$\displaystyle A$ isn't empty because $\displaystyle x \in A$ (the one Opalg took when he said "fix $\displaystyle x \in S$").

Another way to look at Opalg's proof is this. Assume that S is indeed connected, and towards a contradiction, assume that S is not path connected, ie. there exist points $\displaystyle x,y \in S$ such that there is no path between x and y. Then take the same sets A and B as before - the last assumption means that B is not empty, and as we've seen A is not empty. Then $\displaystyle S = A \cup B$ where A,B are disjoint (by definition), nonempty and both open, so we get a contradiction to S being a connected set.

I see you agree that A is open. Now take some point, say $\displaystyle b \in B$ and look at a ball $\displaystyle B(b,r) \subseteq S$ around b (which exists since S is open). Now,

1) We know that if $\displaystyle c \in B(b,r)$ then you can construct a path from b to c, namely the straight line from b to c.

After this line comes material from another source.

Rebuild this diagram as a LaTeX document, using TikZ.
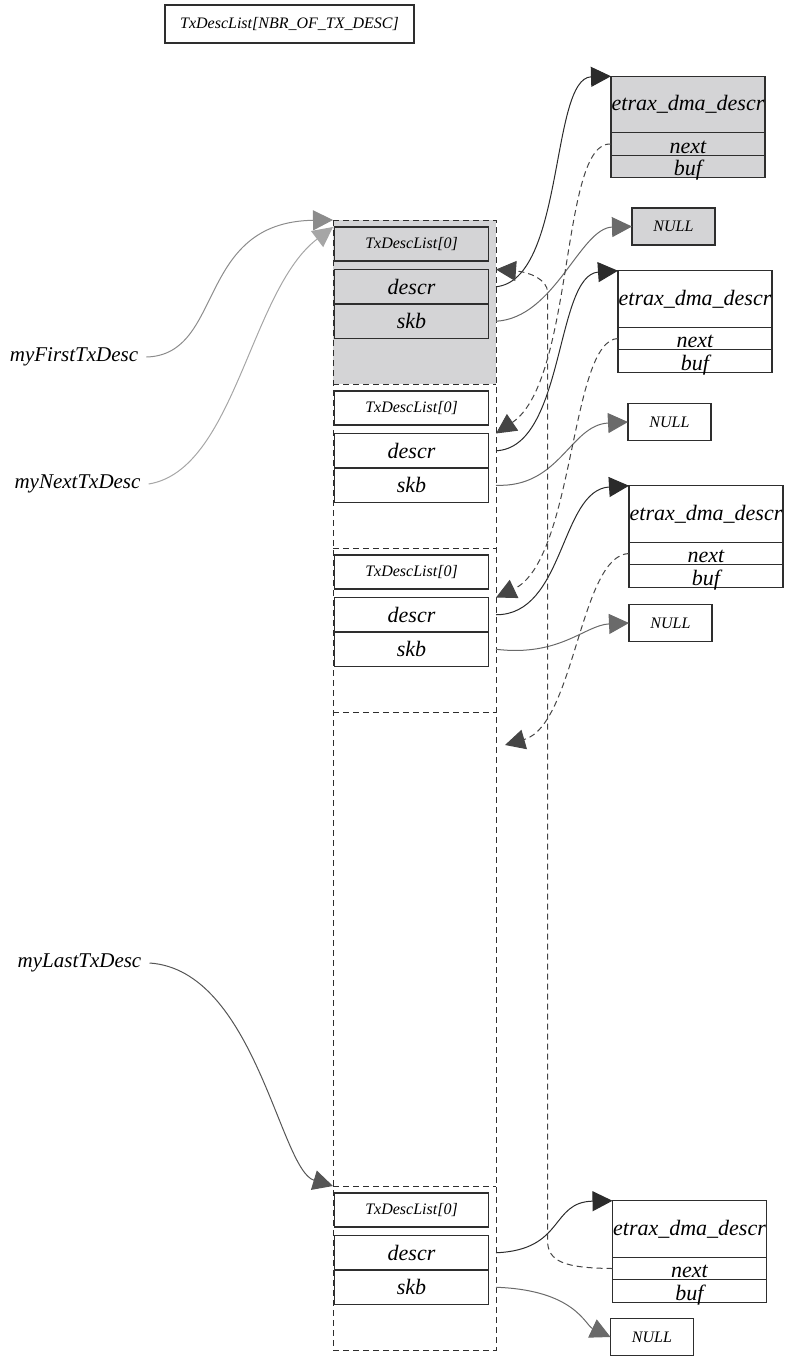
\documentclass[tikz,border=0pt]{standalone}
\usepackage{fontspec}
\setmainfont{Liberation Serif}
\usepackage{xcolor}
\usepackage{tikz}
\usetikzlibrary{positioning,arrows.meta}
\definecolor{boxline}{HTML}{2E2E2E}
\definecolor{shade}{HTML}{D4D4D6}
\definecolor{ptrdark}{HTML}{2B2B2B}
\definecolor{ptrmid}{HTML}{6A6A6A}
\definecolor{ptrnext}{HTML}{454545}
\definecolor{ptrfirst}{HTML}{8C8C8C}
\definecolor{ptrlight}{HTML}{A6A6A6}
\definecolor{ptrlast}{HTML}{555555}
\newcommand{\fieldfont}{\fontsize{22}{24}\selectfont\itshape}
\newcommand{\smallfont}{\fontsize{16}{18}\selectfont\itshape}
\newcommand{\labelfont}{\fontsize{21}{23}\selectfont\itshape}
\tikzset{
    slot/.style={rectangle, minimum width=163pt, minimum height=164pt, inner sep=0pt, outer sep=0pt},
    slotline/.style={draw=boxline, dash pattern=on 6pt off 4pt, line width=1pt},
    listbox/.style={rectangle, draw=boxline, line width=1.3pt, minimum width=154pt, minimum height=34pt, inner sep=0pt, outer sep=0pt, font=\smallfont},
    field/.style={rectangle, draw=boxline, line width=1.3pt, minimum width=154pt, minimum height=34.5pt, inner sep=0pt, outer sep=0pt, font=\fieldfont},
    dmahead/.style={field, minimum height=56.5pt},
    dmarow/.style={field, minimum height=22.5pt, text height=19pt, text depth=1pt},
    nullbox/.style={rectangle, draw=boxline, line width=1.3pt, minimum width=83pt, minimum height=37pt, inner sep=0pt, outer sep=0pt, font=\smallfont},
    varname/.style={inner sep=8pt, font=\labelfont},
    ptr/.style={-{Triangle[length=20pt, width=20pt]}, line width=1pt},
    nextptr/.style={ptr, dash pattern=on 6pt off 4pt, color=ptrnext}
}

\begin{document}
\begin{tikzpicture}[x=1pt, y=-1pt]
\useasboundingbox (0,0) rectangle (788,1357);

% ── Array title ──
\node[listbox, line width=1.1pt, minimum width=249pt, minimum height=38pt] (arrTitle) at (289.5,24) {TxDescList[NBR\_OF\_TX\_DESC]};

% ── Slots of the array ──
\node[slot, fill=shade] (slotA) at (414.5,302) {};
\node[slot, below=0pt of slotA] (slotB) {};
\node[slot, below=0pt of slotB] (slotC) {};
\node[slot, below=0pt of slotC, minimum height=474pt] (slotGap) {};
\node[slot, below=0pt of slotGap] (slotD) {};
\draw[slotline] (slotA.north west) rectangle (slotD.south east);
\draw[slotline] (slotA.south west) -- (slotA.south east);
\draw[slotline] (slotB.south west) -- (slotB.south east);
\draw[slotline] (slotC.south west) -- (slotC.south east);
\draw[slotline] (slotGap.south west) -- (slotGap.south east);

% ── Slot 0 ──
\node[listbox, fill=shade, below=7pt of slotA.north, xshift=-3pt] (listA) {TxDescList[0]};
\node[field, fill=shade, below=8.5pt of listA] (descrA) {descr};
\node[field, fill=shade, below=0pt of descrA] (skbA) {skb};

% ── Slot 1 ──
\node[listbox, below=7pt of slotB.north, xshift=-3pt] (listB) {TxDescList[0]};
\node[field, below=8.5pt of listB] (descrB) {descr};
\node[field, below=0pt of descrB] (skbB) {skb};

% ── Slot 2 ──
\node[listbox, below=7pt of slotC.north, xshift=-3pt] (listC) {TxDescList[0]};
\node[field, below=8.5pt of listC] (descrC) {descr};
\node[field, below=0pt of descrC] (skbC) {skb};

% ── Last slot ──
\node[listbox, below=7pt of slotD.north, xshift=-3pt] (listD) {TxDescList[0]};
\node[field, below=8.5pt of listD] (descrD) {descr};
\node[field, below=0pt of descrD] (skbD) {skb};

% ── DMA descriptors ──
\node[dmahead, fill=shade] (etraxA) at (688,104.5) {etrax\_dma\_descr};
\node[dmarow, fill=shade, below=0pt of etraxA] (nextA) {next};
\node[dmarow, fill=shade, below=0pt of nextA] (bufA) {buf};

\node[dmahead] (etraxB) at (695,299) {etrax\_dma\_descr};
\node[dmarow, below=0pt of etraxB] (nextB) {next};
\node[dmarow, below=0pt of nextB] (bufB) {buf};

\node[dmahead] (etraxC) at (706,514) {etrax\_dma\_descr};
\node[dmarow, below=0pt of etraxC] (nextC) {next};
\node[dmarow, below=0pt of nextC] (bufC) {buf};

\node[dmahead] (etraxD) at (689.5,1229) {etrax\_dma\_descr};
\node[dmarow, below=0pt of etraxD] (nextD) {next};
\node[dmarow, below=0pt of nextD] (bufD) {buf};

% ── Buffers ──
\node[nullbox, fill=shade] (nullA) at (673.5,226.5) {NULL};
\node[nullbox] (nullB) at (669.5,422) {NULL};
\node[nullbox] (nullC) at (670.5,623) {NULL};
\node[nullbox] (nullD) at (652,1337) {NULL};

% ── Variables ──
\node[varname] (labFirst) at (74,357) {myFirstTxDesc};
\node[varname] (labNext) at (77.5,484) {myNextTxDesc};
\node[varname] (labLast) at (79.5,963) {myLastTxDesc};

\coordinate (gapIn) at (505,745);
\coordinate (loopLow) at (547.5,1240);
\coordinate (loopHigh) at (547.5,292);

% ── Variable pointers ──
\draw[ptr, color=ptrfirst] (labFirst.east) .. controls (225,355) and (195,222) .. (slotA.north west);
\draw[ptr, color=ptrlight] (labNext.east) .. controls (235,470) and (250,290) .. ([yshift=-7pt]slotA.north west);
\draw[ptr, color=ptrlast] (labLast.east) .. controls (255,970) and (280,1170) .. (slotD.north west);

% ── descr and skb pointers ──
\draw[ptr, color=ptrdark] (descrA.east -| slotA.east) .. controls (565,280) and (550,78) .. (etraxA.north west);
\draw[ptr, color=ptrmid] (skbA.east -| slotA.east) .. controls (555,318) and (580,228) .. (nullA.west);
\draw[ptr, color=ptrdark] (descrB.east -| slotB.east) .. controls (565,448) and (555,275) .. (etraxB.north west);
\draw[ptr, color=ptrmid] (skbB.east -| slotB.east) .. controls (560,488) and (570,425) .. (nullB.west);
\draw[ptr, color=ptrdark] (descrC.east -| slotC.east) .. controls (565,615) and (560,490) .. (etraxC.north west);
\draw[ptr, color=ptrmid] (skbC.east -| slotC.east) .. controls (560,657) and (585,625) .. (nullC.west);
\draw[ptr, color=ptrdark] (descrD.east -| slotD.east) .. controls (565,1250) and (550,1202) .. (etraxD.north west);
\draw[ptr, color=ptrmid] (skbD.east -| slotD.east) .. controls (575,1290) and (585,1325) .. (nullD.west);

% ── next pointers ──
\draw[nextptr] (nextA.west) .. controls (560,140) and (575,380) .. (descrB.north -| slotB.east);
\draw[nextptr] (nextB.west) .. controls (570,340) and (575,560) .. (descrC.north -| slotC.east);
\draw[nextptr] (nextC.west) .. controls (580,555) and (575,725) .. (gapIn);
\draw[nextptr] (nextD.west) .. controls (565,1268) and (547.5,1262) .. (loopLow) -- (loopHigh) .. controls (547.5,280) and (530,272) .. (descrA.north -| slotA.east);

\end{tikzpicture}
\end{document}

2) If there isany$\displaystyle a \in B(b,r)$ such that $\displaystyle a \in A$, then by the definition of A there is a path from x to a. But $\displaystyle a \in B(b,r)$, and by (1) there exists a path from a to b. By "gluing" the two paths together, we get a path from x to b. but $\displaystyle b \in B$, which means that there exists no path from x to b - contradiction.

Can you point what step, exactly, is not clear in this proof?